CVS Health (NYSE: CVS) reported better than anticipated fourth-quarter earnings on Tuesday as sales rose. Despite beating earning expectations, shares fell 3% Tuesday morning.
The pharmacy emphasized its efforts in fighting Covid-19 and how its strategy has recently attracted more sales and customers. Furthermore, it said it would once again be joining the Obamacare health plan market, also known as the Affordable Care Act, by next year.

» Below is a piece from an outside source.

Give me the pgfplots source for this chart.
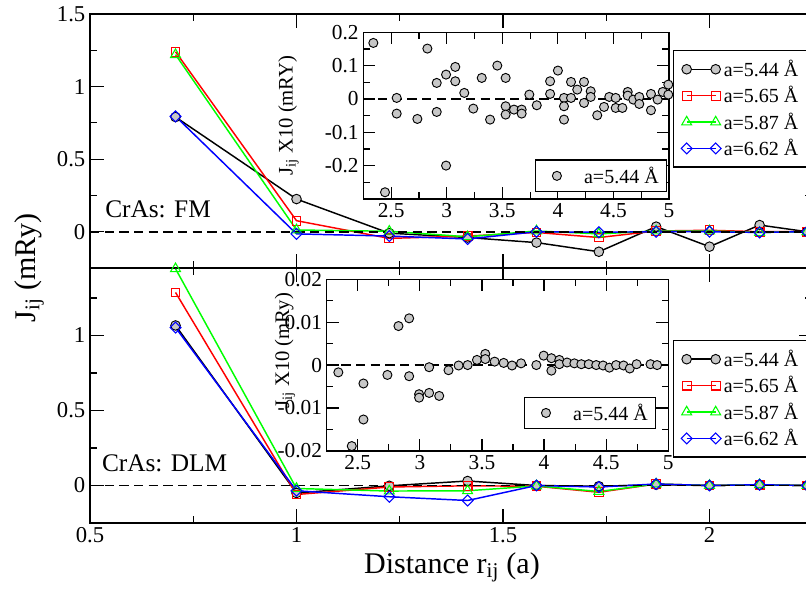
\documentclass[border=0pt]{standalone}
\usepackage{fontspec}
\setmainfont{Liberation Serif}
\usepackage{pgfplots}
\pgfplotsset{compat=1.18}

% xmgrace-like look
\pgfplotsset{
  grace/.style={
    scale only axis,
    axis line style={line width=1.1pt},
    every tick/.style={black, line width=0.9pt},
    tick align=inside,
    major tick length=10.5pt,
    minor tick length=5.5pt,
    tick label style={font=\rmfamily\fontsize{17}{18}\selectfont},
    xticklabel={\pgfmathprintnumber[assume math mode=true]{\tick}},
    yticklabel={\pgfmathprintnumber[assume math mode=true]{\tick}},
    /pgf/number format/fixed,
    /pgf/number format/precision=2,
    scaled ticks=false,
  },
  mainleg/.style={
    legend style={font=\rmfamily\fontsize{15}{17}\selectfont, draw=black, line width=1pt,
      fill=white, anchor=north west, row sep=2pt, inner xsep=6pt, inner ysep=5pt},
    legend cell align=left,
    legend image code/.code={\draw[##1] plot coordinates {(0pt,0pt) (21.75pt,0pt)};},
  },
  inset/.style={
    grace,
    major tick length=9pt,
    minor tick length=5pt,
    tick label style={font=\rmfamily\fontsize{16}{18}\selectfont},
    axis background/.style={fill=white},
    xmin=2.25, xmax=5,
    xtick={2.5,3,3.5,4,4.5,5},
    minor xtick={2.75,3.25,3.75,4.25,4.75},
    ylabel style={font=\rmfamily\fontsize{15.5}{17}\selectfont, anchor=south},
    legend style={font=\rmfamily\fontsize{15}{17}\selectfont, draw=black, line width=0.8pt,
      fill=white, anchor=south east, inner xsep=4pt, inner ysep=3pt},
    legend image code/.code={\draw[##1] plot coordinates {(0pt,0pt)}; \path (-12pt,0pt) (18pt,0pt);},
  },
  s544/.style={black, line width=1.1pt, mark=*, mark size=3.6pt,
    mark options={solid, fill=black!22, draw=black, line width=0.7pt}},
  s565/.style={red, line width=1.1pt, mark=square, mark size=3.3pt,
    mark options={solid, line width=0.8pt}},
  s587/.style={green, line width=1.1pt, mark=triangle, mark size=4.3pt,
    mark options={solid, line width=0.8pt}},
  s662/.style={blue, line width=1.1pt, mark=square, mark size=2.9pt,
    mark options={solid, rotate=45, line width=0.8pt}},
  zero/.style={black, line width=1.2pt, dash pattern=on 7pt off 4pt, forget plot},
  dots/.style={only marks, mark=*, mark size=3.4pt,
    mark options={fill=black!22, draw=black, line width=0.7pt}},
}

\begin{document}
\begin{tikzpicture}
\useasboundingbox (0pt,0pt) rectangle (604.5pt,-446.25pt);
\clip (0pt,0pt) rectangle (604.5pt,-446.25pt);

% ---------- upper panel: FM ----------
\begin{axis}[grace, mainleg,
    at={(67.5pt,-10.5pt)}, anchor=north west,
    width=542.06pt, height=190.5pt,
    xmin=0.5, xmax=2.25, ymin=-0.25, ymax=1.5,
    xtick={0.5,1,1.5,2}, minor xtick={0.75,1.25,1.75},
    ytick={0,0.5,1,1.5}, minor ytick={0.25,0.75,1.25},
    xticklabels={},
    legend style={at={(0.806,0.858)}},
]
\addplot[s544] coordinates {(0.7071,0.79) (1.0,0.225) (1.2247,-0.01) (1.4142,-0.04) (1.5811,-0.075) (1.7321,-0.138) (1.8708,0.035) (2.0,-0.103) (2.1213,0.046) (2.2361,0.0)};
\addlegendentry{a=5.44 Å}
\addplot[s565] coordinates {(0.7071,1.24) (1.0,0.076) (1.2247,-0.046) (1.4142,-0.03) (1.5811,-0.005) (1.7321,-0.04) (1.8708,0.005) (2.0,0.01) (2.1213,0.0) (2.2361,0.0)};
\addlegendentry{a=5.65 Å}
\addplot[s587] coordinates {(0.7071,1.22) (1.0,0.012) (1.2247,0.003) (1.4142,-0.035) (1.5811,0.005) (1.7321,-0.015) (1.8708,0.005) (2.0,0.005) (2.1213,-0.005) (2.2361,0.0)};
\addlegendentry{a=5.87 Å}
\addplot[s662] coordinates {(0.7071,0.795) (1.0,-0.015) (1.2247,-0.03) (1.4142,-0.05) (1.5811,0.0) (1.7321,-0.004) (1.8708,0.0) (2.0,0.0) (2.1213,-0.005) (2.2361,0.0)};
\addlegendentry{a=6.62 Å}
\addplot[zero] coordinates {(0.5,0) (2.25,0)};
\end{axis}

% ---------- lower panel: DLM ----------
\begin{axis}[grace, mainleg,
    at={(67.5pt,-201pt)}, anchor=north west,
    width=542.06pt, height=191.25pt,
    xmin=0.5, xmax=2.25, ymin=-0.25, ymax=1.45,
    xtick={0.5,1,1.5,2}, minor xtick={0.75,1.25,1.75},
    ytick={0,0.5,1}, minor ytick={0.25,0.75,1.25},
    legend style={at={(0.806,0.7176)}},
]
\addplot[s544] coordinates {(0.7071,1.067) (1.0,-0.05) (1.2247,-0.002) (1.4142,0.03) (1.5811,0.0) (1.7321,-0.005) (1.8708,0.005) (2.0,0.0) (2.1213,0.005) (2.2361,0.0)};
\addlegendentry{a=5.44 Å}
\addplot[s565] coordinates {(0.7071,1.287) (1.0,-0.06) (1.2247,-0.01) (1.4142,-0.002) (1.5811,-0.005) (1.7321,-0.045) (1.8708,0.01) (2.0,0.0) (2.1213,0.005) (2.2361,0.0)};
\addlegendentry{a=5.65 Å}
\addplot[s587] coordinates {(0.7071,1.445) (1.0,-0.02) (1.2247,-0.037) (1.4142,-0.035) (1.5811,-0.003) (1.7321,-0.04) (1.8708,0.01) (2.0,0.0) (2.1213,0.005) (2.2361,0.0)};
\addlegendentry{a=5.87 Å}
\addplot[s662] coordinates {(0.7071,1.053) (1.0,-0.035) (1.2247,-0.075) (1.4142,-0.1) (1.5811,0.0) (1.7321,-0.01) (1.8708,0.01) (2.0,0.0) (2.1213,0.005) (2.2361,0.0)};
\addlegendentry{a=6.62 Å}
\addplot[zero] coordinates {(0.5,0) (2.25,0)};
\end{axis}

% ---------- inset, FM ----------
\begin{axis}[inset,
    at={(272.5pt,-24.2pt)}, anchor=north west,
    width=229.3pt, height=125pt,
    ymin=-0.3, ymax=0.2,
    ytick={-0.2,-0.1,0,0.1,0.2}, minor ytick={-0.25,-0.15,-0.05,0.05,0.15},
    ylabel={J\textsubscript{ij} X10 (mRY)},
    ylabel style={at={([xshift=-45pt]rel axis cs:0,0.5)}},
    legend style={at={(0.994,0.04)}},
]
\addplot[zero] coordinates {(2.25,0) (5,0)};
\addplot[dots] coordinates {
 (2.34,0.168) (2.445,-0.28) (2.55,0.003) (2.55,-0.044) (2.736,-0.06)
 (2.826,0.151) (2.91,0.048) (2.91,-0.039) (2.994,0.073) (2.994,-0.2)
 (3.077,0.096) (3.077,0.053) (3.158,0.018) (3.239,-0.029) (3.315,0.063)
 (3.39,-0.062) (3.455,0.1) (3.53,0.063) (3.53,-0.022) (3.53,-0.047)
 (3.605,-0.032) (3.674,-0.032) (3.674,-0.044) (3.743,0.013) (3.81,-0.019)
 (3.93,0.053) (3.93,0.015) (4.0,0.085) (4.055,0.003) (4.055,-0.022)
 (4.055,-0.062) (4.118,0.051) (4.118,0.003) (4.174,0.028) (4.235,0.051)
 (4.235,-0.012) (4.295,0.023) (4.295,0.006) (4.354,-0.049) (4.415,-0.024)
 (4.462,0.006) (4.52,0.003) (4.52,-0.027) (4.58,-0.027) (4.628,0.021)
 (4.628,0.01) (4.678,-0.002) (4.732,0.006) (4.732,-0.015) (4.837,0.015)
 (4.837,-0.034) (4.897,-0.002) (4.943,0.021) (4.993,0.043) (4.993,0.013)
};
\addlegendentry{a=5.44 Å}
\end{axis}

% ---------- inset, DLM ----------
\begin{axis}[inset,
    at={(245pt,-209.5pt)}, anchor=north west,
    width=256.2pt, height=128.6pt,
    ymin=-0.02, ymax=0.02,
    ytick={-0.02,-0.01,0,0.01,0.02}, minor ytick={-0.015,-0.005,0.005,0.015},
    ylabel={J\textsubscript{ij} X10 (mRy)},
    ylabel style={at={([xshift=-20pt]rel axis cs:0,0.583)}},
    legend style={at={(0.965,0.125)}},
]
\addplot[zero] coordinates {(2.25,0) (5,0)};
\addplot[dots] coordinates {
 (2.344,-0.0017) (2.452,-0.0189) (2.546,-0.0043) (2.546,-0.0127) (2.739,-0.0023)
 (2.828,0.0091) (2.914,0.0109) (2.914,-0.0026) (2.994,-0.0068) (2.994,-0.0076)
 (3.075,-0.0065) (3.075,-0.0005) (3.156,-0.0072) (3.231,-0.0012) (3.312,-0.0001)
 (3.385,0) (3.46,0.0012) (3.527,0.0026) (3.527,0.0014) (3.602,0.0008)
 (3.675,0.0005) (3.742,-0.0001) (3.815,0.0004) (3.938,0) (3.997,0.0022)
 (4.059,0.0016) (4.059,-0.0013) (4.123,0.0012) (4.123,0.0002) (4.185,0.0006)
 (4.244,0.0004) (4.3,0.0002) (4.36,0.0002) (4.42,0) (4.475,-0.0001)
 (4.526,-0.0006) (4.58,0) (4.64,-0.0001) (4.69,-0.0008) (4.745,0.0002)
 (4.857,0.0002) (4.91,0)
};
\addlegendentry{a=5.44 Å}
\end{axis}

% panel texts and shared axis labels
\node[anchor=base west, inner sep=0pt, font=\fontsize{19}{21}\selectfont] at (78.75pt,-163.5pt) {CrAs: FM};
\node[anchor=base west, inner sep=0pt, font=\fontsize{19}{21}\selectfont] at (76.3pt,-353.25pt) {CrAs: DLM};
\node[anchor=base, rotate=90, inner sep=0pt, font=\fontsize{22.5}{25}\selectfont] at (26.25pt,-201pt) {J\textsubscript{ij} (mRy)};
\node[anchor=base, inner sep=0pt, font=\fontsize{22.5}{25}\selectfont] at (339pt,-429.75pt) {Distance r\textsubscript{ij} (a)};
\end{tikzpicture}
\end{document}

“As the ACA has evolved, there’s evidence of market stabilization and remedies to earlier structural issues. It is now time for us to participate in these markets. We will show that we can bring great value to those who seek coverage, and you can expect to hear more about our exchange re-entry plans and future updates,” said Karen Lynch, President and Chief Executive Officer of CVS Health.
The company reported earnings of USD1.30 per share, compared to the expected USD1.24 a share. Furthermore, revenue amounted to USD69.55 billion, higher than analyst estimates of USD68.75 Billion. CVS also reported a net income of USD975 Million or USD0.75 per share, lower than last year’s USD1.74 Billion or USD1.33 per share.
In its full-year outlook for the next fiscal year, CVS foresees earnings per share between USD6.06 to USD6.22 as well as full-year adjusted earnings per share of USD7.39 to USD7.55. The company projects full-year cash flow from operations to be anywhere from USD12 Billion to USD12.5 Billion.
According to Lynch, approximately 8 million people visited CVS for the first time as a result of Covid testing and believes the Covid vaccines will reach millions more.
“We will use this opportunity to shape a health experience that demonstrates the value we bring,” she said. “It will create the opportunity to expand our customer base while deepening relationships with current customers.”
Lynch referred to the federal program with CVS and other pharmacies as “the linchpin of the Biden administration’s plan to vaccinate 300 million Americans by the end of the summer.” She detailed that CVS was capable of administering 20 million to 25 million doses a month, contingent on the amount of supply.